Real-world characters had been popping up in underground comics since the late ’60s, after all, but most of those male cartoonists gave no hint of wondering what goes on inside a woman’s mind. Jaime and Gilbert not only were clearly interested, they created a handful of three-dimensional, believable female characters who dominate the series to this day. (Not that they were immune to male fantasies: Gilbert’s women are inhumanly large-breasted, and Jaime is fond of background characters like the buxom, rich, and blonde Penny Century.) The now-established explanation for this female fixation is that the boys’ father died when they were young, and they were raised by a mother who not only tolerated her kids’ interest in comic books, but was an avid fan herself. Contrast this with one of the most common complaints heard in fandom — “My mom threw out my whole comic collection!” — and you can understand how Los Bros failed to buy the conventional wisdom that their medium was supposed to be a boys’ club.
In addition to the usual Jack Kirby and Steve Ditko heroes, Jaime was particularly drawn to more down-to-earth funny-book stuff like Dennis the Menace and Archie. If the latters’ influence is clear in the day-in-the-life stories he tells now, it’s even more pronounced in his drawing style. While Hernandez has refined his crisp graphics to the point that his draftsmanship is revered by peers, he also has a special knack for the perfectly deployed cartoony gesture. He’s happy to make Maggie’s hair stand on end when she’s startled, or to have steam and whirlpools of fury shoot from Hopey’s head when she’s refused backstage entry to a punk show. In some of the series’ most endearing moments, Hernandez draws flashbacks to characters’ childhoods as if they were penned by a barrio-born Charles Schultz.
(Asked what obscure cartoonists he’d reprint if he ruled the world, Hernandez says, “Gee whiz, I can only think of a few. Bob Bolling who did Little Archie comics. Owen Fitzgerald who did Dennis the Menace comics. Ogden Whitney who drew Herbie comics.” Attention, indie publishers ... )

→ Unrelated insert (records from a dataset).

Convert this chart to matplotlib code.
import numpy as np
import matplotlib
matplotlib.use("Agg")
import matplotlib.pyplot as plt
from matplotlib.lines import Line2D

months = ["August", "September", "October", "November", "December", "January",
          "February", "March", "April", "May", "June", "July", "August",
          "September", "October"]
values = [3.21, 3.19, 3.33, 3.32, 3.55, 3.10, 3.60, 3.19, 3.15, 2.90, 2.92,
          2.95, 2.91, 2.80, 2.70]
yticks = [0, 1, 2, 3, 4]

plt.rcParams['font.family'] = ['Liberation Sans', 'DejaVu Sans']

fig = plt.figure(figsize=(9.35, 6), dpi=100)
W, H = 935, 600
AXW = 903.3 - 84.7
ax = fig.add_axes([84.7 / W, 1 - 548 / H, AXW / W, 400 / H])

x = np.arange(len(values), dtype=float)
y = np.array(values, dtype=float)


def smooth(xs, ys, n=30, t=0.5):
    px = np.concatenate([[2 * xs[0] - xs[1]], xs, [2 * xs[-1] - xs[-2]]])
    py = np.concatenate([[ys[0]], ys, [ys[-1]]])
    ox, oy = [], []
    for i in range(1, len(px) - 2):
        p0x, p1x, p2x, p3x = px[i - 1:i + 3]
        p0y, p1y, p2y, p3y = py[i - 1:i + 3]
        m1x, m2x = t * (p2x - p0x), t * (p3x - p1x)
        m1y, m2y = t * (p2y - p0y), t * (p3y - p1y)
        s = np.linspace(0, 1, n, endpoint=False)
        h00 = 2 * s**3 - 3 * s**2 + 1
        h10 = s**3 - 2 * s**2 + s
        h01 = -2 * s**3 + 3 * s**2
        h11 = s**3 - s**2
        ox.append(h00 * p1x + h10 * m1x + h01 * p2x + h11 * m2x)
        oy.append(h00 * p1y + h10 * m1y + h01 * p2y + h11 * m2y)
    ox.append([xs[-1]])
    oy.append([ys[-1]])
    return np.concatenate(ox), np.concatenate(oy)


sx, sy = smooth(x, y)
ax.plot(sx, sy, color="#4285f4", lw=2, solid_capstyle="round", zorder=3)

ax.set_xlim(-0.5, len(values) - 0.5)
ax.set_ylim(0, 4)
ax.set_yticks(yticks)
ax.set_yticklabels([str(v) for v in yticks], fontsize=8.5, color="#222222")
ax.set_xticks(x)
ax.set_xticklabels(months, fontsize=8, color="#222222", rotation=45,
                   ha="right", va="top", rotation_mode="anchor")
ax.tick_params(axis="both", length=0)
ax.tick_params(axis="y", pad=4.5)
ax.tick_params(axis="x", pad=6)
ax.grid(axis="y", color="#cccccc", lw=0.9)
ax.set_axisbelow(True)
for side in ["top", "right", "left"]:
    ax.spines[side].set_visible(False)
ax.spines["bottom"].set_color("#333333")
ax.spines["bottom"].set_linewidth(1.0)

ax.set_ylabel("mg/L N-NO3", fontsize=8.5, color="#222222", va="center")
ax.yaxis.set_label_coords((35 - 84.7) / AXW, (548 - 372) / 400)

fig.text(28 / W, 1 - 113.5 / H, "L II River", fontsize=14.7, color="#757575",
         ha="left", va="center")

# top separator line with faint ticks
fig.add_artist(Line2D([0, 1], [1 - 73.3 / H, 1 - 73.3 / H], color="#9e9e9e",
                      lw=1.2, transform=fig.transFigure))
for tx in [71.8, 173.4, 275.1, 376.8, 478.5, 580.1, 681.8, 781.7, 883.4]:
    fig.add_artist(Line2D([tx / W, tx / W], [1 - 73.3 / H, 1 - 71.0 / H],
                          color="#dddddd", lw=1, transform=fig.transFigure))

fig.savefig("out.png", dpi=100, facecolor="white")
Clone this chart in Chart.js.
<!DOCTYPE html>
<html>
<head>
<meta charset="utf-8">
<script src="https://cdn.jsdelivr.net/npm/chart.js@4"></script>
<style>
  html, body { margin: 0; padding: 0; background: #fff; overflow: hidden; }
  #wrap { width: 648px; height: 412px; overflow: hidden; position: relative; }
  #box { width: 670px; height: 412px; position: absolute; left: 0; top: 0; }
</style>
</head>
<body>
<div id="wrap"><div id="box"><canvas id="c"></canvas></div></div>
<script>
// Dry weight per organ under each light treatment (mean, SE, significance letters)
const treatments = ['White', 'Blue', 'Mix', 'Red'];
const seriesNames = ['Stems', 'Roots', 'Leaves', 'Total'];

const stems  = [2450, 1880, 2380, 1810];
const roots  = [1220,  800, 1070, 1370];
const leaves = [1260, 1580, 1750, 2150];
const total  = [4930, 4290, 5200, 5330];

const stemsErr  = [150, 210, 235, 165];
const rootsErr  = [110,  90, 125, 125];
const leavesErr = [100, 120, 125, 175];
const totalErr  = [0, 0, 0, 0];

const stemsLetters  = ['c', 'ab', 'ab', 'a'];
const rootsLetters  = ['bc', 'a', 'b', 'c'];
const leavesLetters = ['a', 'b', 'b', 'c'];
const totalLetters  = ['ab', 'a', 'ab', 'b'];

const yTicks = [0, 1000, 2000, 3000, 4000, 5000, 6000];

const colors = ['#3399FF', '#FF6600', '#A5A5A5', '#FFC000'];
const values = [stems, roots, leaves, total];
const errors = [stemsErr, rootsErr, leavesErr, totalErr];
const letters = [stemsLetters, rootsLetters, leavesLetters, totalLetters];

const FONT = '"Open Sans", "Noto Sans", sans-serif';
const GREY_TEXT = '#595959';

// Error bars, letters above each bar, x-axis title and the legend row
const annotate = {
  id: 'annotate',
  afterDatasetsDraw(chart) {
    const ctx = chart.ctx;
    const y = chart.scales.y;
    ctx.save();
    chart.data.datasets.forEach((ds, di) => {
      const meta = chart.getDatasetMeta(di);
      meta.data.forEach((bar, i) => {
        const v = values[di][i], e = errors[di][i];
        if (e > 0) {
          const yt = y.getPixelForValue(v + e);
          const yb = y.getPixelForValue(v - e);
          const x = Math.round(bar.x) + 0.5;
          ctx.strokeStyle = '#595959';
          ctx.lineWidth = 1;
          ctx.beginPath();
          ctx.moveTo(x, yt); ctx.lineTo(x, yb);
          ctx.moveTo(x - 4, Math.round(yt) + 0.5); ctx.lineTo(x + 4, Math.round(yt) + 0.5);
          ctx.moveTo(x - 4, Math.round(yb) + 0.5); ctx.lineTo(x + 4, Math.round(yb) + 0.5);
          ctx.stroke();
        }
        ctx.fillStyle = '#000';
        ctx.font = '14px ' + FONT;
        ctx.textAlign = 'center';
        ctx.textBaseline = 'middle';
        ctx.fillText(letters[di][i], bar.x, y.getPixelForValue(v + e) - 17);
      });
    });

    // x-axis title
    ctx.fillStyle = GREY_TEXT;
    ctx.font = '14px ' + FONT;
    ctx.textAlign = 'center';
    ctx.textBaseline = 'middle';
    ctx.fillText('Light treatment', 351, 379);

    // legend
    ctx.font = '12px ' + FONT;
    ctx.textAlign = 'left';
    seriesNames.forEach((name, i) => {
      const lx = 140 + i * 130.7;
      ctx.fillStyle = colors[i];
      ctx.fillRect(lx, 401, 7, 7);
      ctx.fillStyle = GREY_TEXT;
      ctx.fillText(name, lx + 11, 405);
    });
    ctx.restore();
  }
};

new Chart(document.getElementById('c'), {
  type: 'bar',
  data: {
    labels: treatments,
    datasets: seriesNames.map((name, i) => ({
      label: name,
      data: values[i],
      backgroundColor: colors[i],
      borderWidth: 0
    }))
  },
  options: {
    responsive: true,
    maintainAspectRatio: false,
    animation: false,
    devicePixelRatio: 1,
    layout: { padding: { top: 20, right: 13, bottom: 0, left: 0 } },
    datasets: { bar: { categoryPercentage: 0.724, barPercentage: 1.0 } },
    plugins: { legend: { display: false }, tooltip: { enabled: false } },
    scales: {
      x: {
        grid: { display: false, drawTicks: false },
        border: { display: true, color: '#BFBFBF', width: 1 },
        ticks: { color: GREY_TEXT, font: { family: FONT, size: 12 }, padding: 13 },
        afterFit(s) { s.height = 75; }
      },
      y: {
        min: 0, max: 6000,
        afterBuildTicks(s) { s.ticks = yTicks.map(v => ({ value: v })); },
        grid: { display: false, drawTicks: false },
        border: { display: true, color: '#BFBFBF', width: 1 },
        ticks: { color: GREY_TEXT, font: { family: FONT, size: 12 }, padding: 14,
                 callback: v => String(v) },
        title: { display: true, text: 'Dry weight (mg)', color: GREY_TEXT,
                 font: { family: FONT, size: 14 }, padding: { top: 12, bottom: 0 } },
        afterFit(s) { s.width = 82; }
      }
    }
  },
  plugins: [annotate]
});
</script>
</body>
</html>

Hernandez’s style, characterized by a beautiful balance of foreground with huge swaths of black background, was developed out of necessity. Love & Rockets’ unusual B&W format “started out an economic decision,” he recalls. “But, hey, it accidentally helped start the black-and-white comics boom in the ’80s, and I think it made me a better artist.”
Not that Hernandez doesn’t like taking an occasional break from that monochrome world. The NYT Magazine serial pops off the page in vibrant color, courtesy of Hernandez’s friend, cartoonist Steven Weissman (Chewing Gum in Church). And, to address a now decades-old question, he’s also not against moving way beyond B&W line drawings, to the silver screen itself. Comic-shop gossip has sometimes envisioned movie producers begging a reluctant Hernandez to make a Maggie and Hopey movie. Asked if the pressure is high, though, he responds, “Only pressure from myself. Movies have been as big an influence on me as comics and real life have, and I would feel foolish to pass up the opportunity if it comes up.”
The question is whether the opportunity will come along without requiring too many compromises. Hernandez says that watching Dan Clowes’s experience with Ghost World “showed me that it’s possible to stay close to the original material. But then again, mine is about Latinos.” And unless an L&R movie were to star J-Lo or Salma Hayek (a ridiculous notion that the artist has naturally rejected), the prospects of it being made with a Latino cast are slimmer than fans may think.
Then again, Jaime and Gilbert Hernandez helped change the face of one entrenched art form 25 years ago. Who says they can’t show Hollywood a thing or two?